GitHub Actions is GitHub’s built-in CI/CD (Continuous Integration/Continuous Deployment) system — it runs automated workflows triggered by events in your repository. Here is a clear explanation of what it does and how to use it practically.
What CI/CD Actually Means
Continuous Integration: every time code is pushed, automatically run tests to verify nothing is broken. Continuous Deployment: when tests pass on the main branch, automatically deploy the updated code to production. GitHub Actions automates both. Without it, you rely on developers remembering to run tests and manually deploying — which breaks down at scale and introduces human error.
A Basic Workflow
name: Test and Deploy
on:
push:
branches: [main]
pull_request:
branches: [main]
jobs:
test:
runs-on: ubuntu-latest
steps:
- uses: actions/checkout@v4
- uses: actions/setup-node@v4
with:
node-version: '20'
- run: npm ci
- run: npm test
deploy:
needs: test
runs-on: ubuntu-latest
if: github.ref == 'refs/heads/main'
steps:
- uses: actions/checkout@v4
- run: ./deploy.sh
env:
SERVER_KEY: ${{ secrets.SERVER_KEY }}
Key Concepts
Triggers (on:): push, pull_request, schedule (cron), workflow_dispatch (manual). Jobs: independent units that run in parallel by default; use needs: for sequential dependencies. Steps: individual commands within a job. Actions: reusable steps from the GitHub Marketplace (actions/checkout, actions/setup-python, etc.). Secrets: store API keys and credentials in repository secrets, access them via ${{ secrets.KEY_NAME }}.

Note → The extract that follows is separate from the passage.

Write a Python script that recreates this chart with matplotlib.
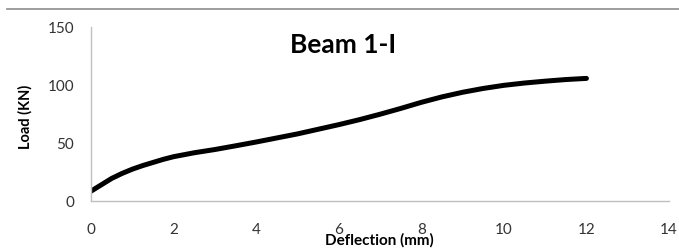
import matplotlib
matplotlib.use("Agg")
import matplotlib.pyplot as plt
from matplotlib.lines import Line2D

plt.rcParams["font.family"] = ["Lato", "DejaVu Sans"]

# deflection (mm) vs load (KN)
deflection = [0, 0.25, 0.5, 0.75, 1, 1.25, 1.5, 1.75, 2, 2.5, 3, 3.5, 4, 4.5,
              5, 5.5, 6, 6.5, 7, 7.5, 8, 8.5, 9, 9.5, 10, 10.5, 11, 11.5, 12]
load = [8.5, 14, 19.5, 23.8, 27.5, 30.6, 33.3, 36, 38.3, 41.7, 44.5, 47.7,
        51, 54.5, 58, 62, 66, 70.3, 75, 80, 85.3, 90, 94, 97.3, 100, 102,
        103.6, 105, 106]

x_ticks = [0, 2, 4, 6, 8, 10, 12, 14]
y_ticks = [0, 50, 100, 150]

fig = plt.figure(figsize=(6.79, 2.49), dpi=100)
ax = fig.add_axes([91 / 679, 48 / 249, 578 / 679, 173.5 / 249])

ax.plot(deflection, load, color="black", lw=3.6, solid_capstyle="round",
        solid_joinstyle="round")

ax.set_xlim(0, 14)
ax.set_ylim(0, 150)
ax.set_xticks(x_ticks)
ax.set_yticks(y_ticks)
ax.tick_params(length=0, labelsize=11, labelcolor="#333333")
ax.tick_params(axis="x", pad=16)
ax.tick_params(axis="y", pad=12)

for side in ["top", "right"]:
    ax.spines[side].set_visible(False)
for side in ["left", "bottom"]:
    ax.spines[side].set_color("#c0c0c0")
    ax.spines[side].set_linewidth(1.0)

ax.text(343 / 679, 204 / 249, "Beam 1-I", transform=fig.transFigure,
        ha="center", va="center", fontsize=19, fontweight="bold")
fig.text(379 / 679, 9 / 249, "Deflection (mm)", ha="center", va="center",
         fontsize=11, fontweight="bold")
fig.text(25 / 679, 132 / 249, "Load (KN)", ha="center", va="center",
         rotation=90, fontsize=10.5, fontweight="bold")

# thin gray rule across the top of the chart area
fig.add_artist(Line2D([7 / 679, 1], [240 / 249, 240 / 249],
                      transform=fig.transFigure, color="#8c8c8c", lw=1.2))

fig.savefig("out.png", dpi=100)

Practical Uses Beyond Testing
Automatically publish npm packages on tag push. Run database migrations before deployment. Build and push Docker images. Send Slack notifications on deployment. Generate and publish documentation. Run security scans (Dependabot, CodeQL). These are all standard uses of GitHub Actions in professional development workflows.